Take a trip back in time with this 400 square feet model. Created in 1977 by 300 workers for the 60th anniversary of the Bolshevik Revolution, is a very detailed depiction of the USSR’s capital. This scaled piece of propaganda by Russian artist Efim Deshalyt was designed to be visited and admired and ultimately to show that the Soviet Union’s capital was more magnificent than any Western capital. It is currently for sale with an asking price of $3 million dollars.

Madurodam – The Netherlands

Madurodam is opened all year round.
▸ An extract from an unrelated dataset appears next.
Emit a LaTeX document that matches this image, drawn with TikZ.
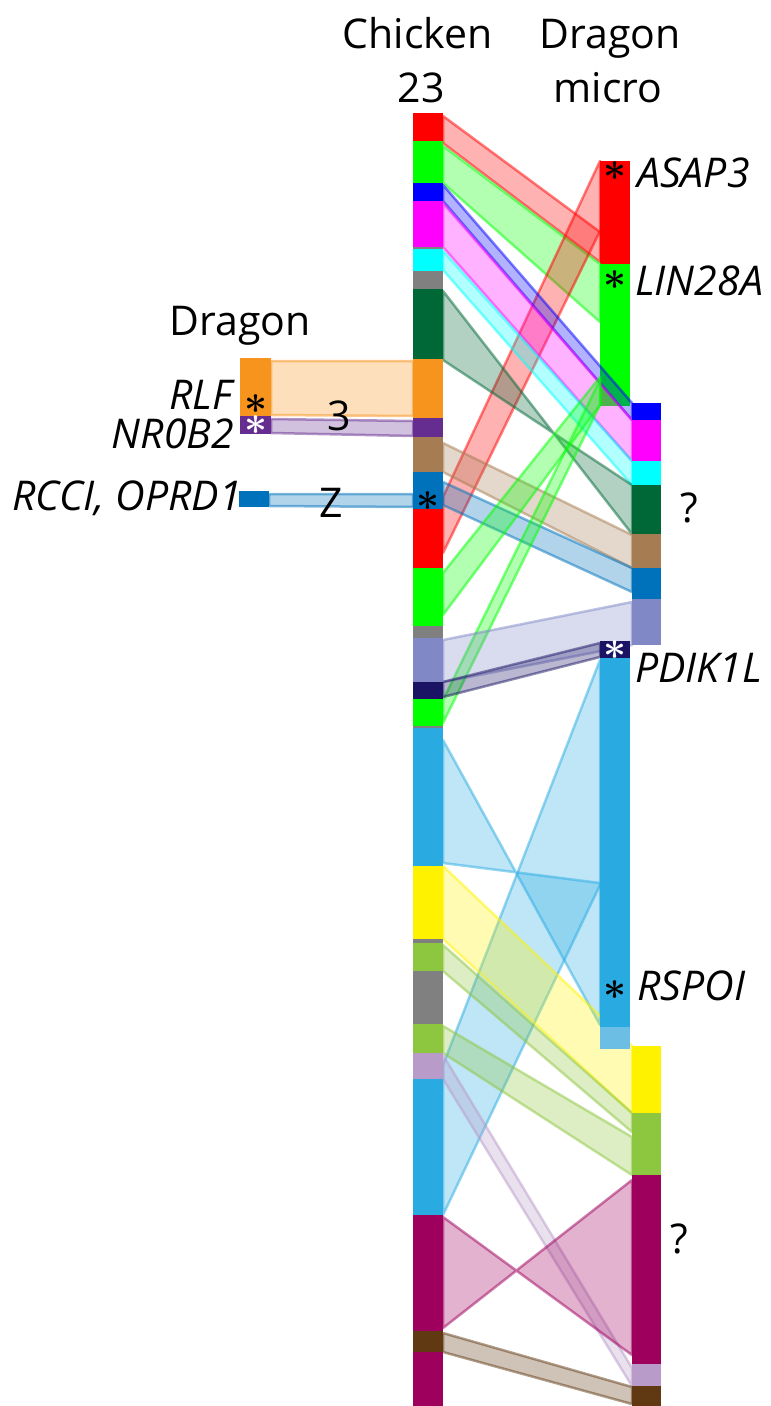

The canal houses of Amsterdam, the Alkmaar cheese market and parts of the Delta Works, all replicated in minute detail on a 1:25 scale. All is set in beautiful gardens. Windmills turn, ships sail through the harbor and trains are traversing the city on the world’s largest miniature railway.

 Paris

Gerard Brion took up the challenge of building a miniature model of Paris 15 years ago. With 18,000 hours of painstaking work logged, he has crafted a miniature city, known as Le Petit Paris, in his garden in Vaissaic in the South of France out of salvaged items like old concrete blocks, baby food jars and soup tins. 150,000 visitors a year experience over 40 Paris monuments, such as the Champs Elysées, Montmartre, the Seine River, and the Eiffel Tower on a 1:130 scale set in a French-style garden planted with 400 bonsais.

City of Biscuits

Chinese artist Song Dong used thousands of biscuits and sweets to create a replica of an Asian city complete with a stadium and a church. The cityscape, installed in London department store Selfridges, was comprised of over 72,000 edible treats including caramels and fruit shortcake. Once it was completed, customers were invited to dig in.